Job Responsibilities
- Design and build scalable ETL/ELT pipelines using Python, SQL, Airflow, DBT, and Spark.
- Develop data platforms on AWS (S3, Glue, EMR, Lambda, SQS, EventBridge).
- Build and optimize RAG pipelines (embeddings, vector DBs like FAISS/Pinecone).
- Enable LLM-based and agentic workflows (LangChain, CrewAI, AutoGen).
- Implement event-driven and real-time data pipelines.
- Design data lake/lakehouse architectures (Iceberg/Delta Lake).
- Ensure data quality, lineage, and observability (OpenMetadata or similar).
- Support ML pipelines, feature engineering, and model retraining workflows.
- Implement CI/CD and containerized deployments (Docker).
- Optimize and productionize existing data workflows.
- 4–9 years of experience in Data Engineering / AI Data Engineering
- Strong Python (Pandas, NumPy) and advanced SQL
- Hands-on with Airflow, DBT, Spark (EMR/Glue)
- Experience with AWS data stack (S3, Glue, Lambda, EMR, etc.)

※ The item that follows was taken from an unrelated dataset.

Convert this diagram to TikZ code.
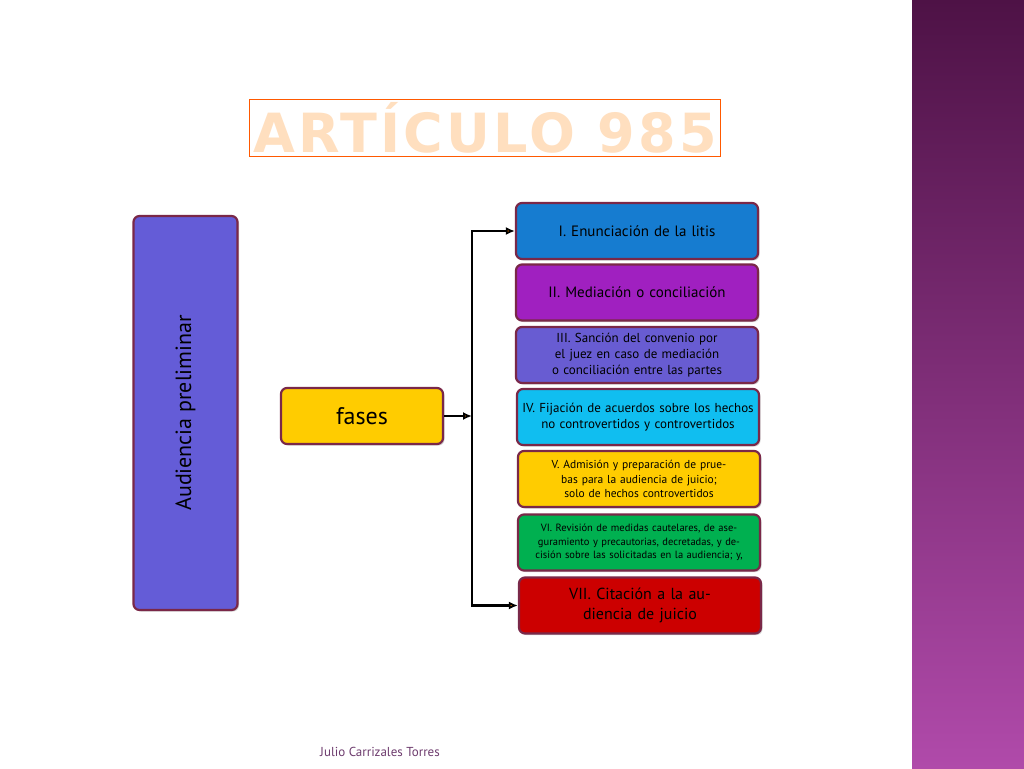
\documentclass[tikz,border=0pt]{standalone}
\usepackage{fontspec}
\setmainfont{PT Sans}
\newfontfamily\titlefont{DejaVu Sans}
\usetikzlibrary{arrows.meta,shadows}
\definecolor{brd}{HTML}{7A2848}
\tikzset{
  bx/.style={draw=brd,line width=2.2pt,rounded corners=6pt,drop shadow={opacity=0.35,shadow xshift=1.5pt,shadow yshift=-1.5pt},align=center,inner sep=2pt},
  rb/.style={bx,minimum width=242pt,minimum height=56pt,text width=232pt},
  conn/.style={line width=2.2pt,-{Latex[length=9pt,width=8pt]}}
}
\begin{document}
\begin{tikzpicture}[x=1pt,y=-1pt]
\useasboundingbox (0,0) rectangle (1024,768);
\fill[white] (0,0) rectangle (1024,768);
\shade[top color={rgb,255:red,78;green,18;blue,70},bottom color={rgb,255:red,176;green,74;blue,170}] (912,0) rectangle (1024,768);
\node[font=\titlefont\bfseries\fontsize{54}{54}\selectfont,text=orange!25,draw=orange!70!red,line width=0pt] (title) at (485,128) {\pgfsetstrokecolor{orange}\addfontfeature{LetterSpace=6}ARTÍCULO 985};
\node[bx,fill={rgb,255:red,100;green,92;blue,215},minimum width=104pt,minimum height=394pt,draw=brd] (aud) at (185.5,413) {};
\node[rotate=90,font=\fontsize{22}{22}\selectfont] (audt) at (185.5,413) {Audiencia preliminar};
\node[bx,fill={rgb,255:red,255;green,204;blue,0},minimum width=162pt,minimum height=56pt,font=\fontsize{24}{24}\selectfont] (fases) at (362,416) {fases};
\node[rb,fill={rgb,255:red,22;green,124;blue,208},font=\fontsize{15}{17}\selectfont] (b1) at (637,231) {I. Enunciación de la litis};
\node[rb,fill={rgb,255:red,160;green,32;blue,192},font=\fontsize{15}{17}\selectfont] (b2) at (637,292.5) {II. Mediación o conciliación};
\node[rb,fill={rgb,255:red,104;green,92;blue,210},font=\fontsize{13}{16}\selectfont] (b3) at (637,355) {III. Sanción del convenio por el juez en caso de mediación o conciliación entre las partes};
\node[rb,fill={rgb,255:red,16;green,190;blue,240},font=\fontsize{13}{16}\selectfont] (b4) at (638,417) {IV. Fijación de acuerdos sobre los hechos no controvertidos y controvertidos};
\node[rb,fill={rgb,255:red,255;green,204;blue,0},font=\fontsize{11.5}{14.5}\selectfont] (b5) at (639,479) {V. Admisión y preparación de pruebas para la audiencia de juicio; solo de hechos controvertidos};
\node[rb,fill={rgb,255:red,0;green,176;blue,80},font=\fontsize{10.5}{13.5}\selectfont] (b6) at (639,542.5) {VI. Revisión de medidas cautelares, de aseguramiento y precautorias, decretadas, y decisión sobre las solicitadas en la audiencia; y,};
\node[rb,fill={rgb,255:red,204;green,0;blue,0},font=\fontsize{16}{20}\selectfont] (b7) at (640,605.5) {VII. Citación a la audiencia de juicio};
\coordinate (j) at (472,416);
\draw[conn] (fases.east) -- (j);
\draw[conn] (472,416) |- (b1.west);
\draw[conn] (472,416) |- (b7.west);
\node[font=\fontsize{13}{13}\selectfont,text={rgb,255:red,110;green,60;blue,110}] (foot) at (380,752) {Julio Carrizales Torres};
\end{tikzpicture}
\end{document}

- Understanding of LLMs, embeddings, and RAG architectures
- Experience with vector databases (FAISS, Pinecone, etc.)
- Knowledge of data lakes/lakehouse (Iceberg/Delta)
- Experience with relational/analytical DBs (Snowflake, Oracle, SQL Server)
- Familiarity with CI/CD, Docker, Infrastructure-as-Code, and DevOps practices and automation tools.
- Experience with Trino/Presto
- Exposure to OpenMetadata or data governance tools
- AWS certifications
- Experience in real-time/streaming pipelines
- Exposure to product engineering environments
At Gresham, we are committed to building a diverse and inclusive workforce that reflects the communities we serve. We actively encourage applications from individuals of all backgrounds and are dedicated to providing a workplace where everyone feels valued, respected and supported.
We make employment decisions based on merit, skills and potential, and do not discriminate based on any protected characteristic. We are also committed to making reasonable adjustments throughout the recruitment process and employment lifecycle.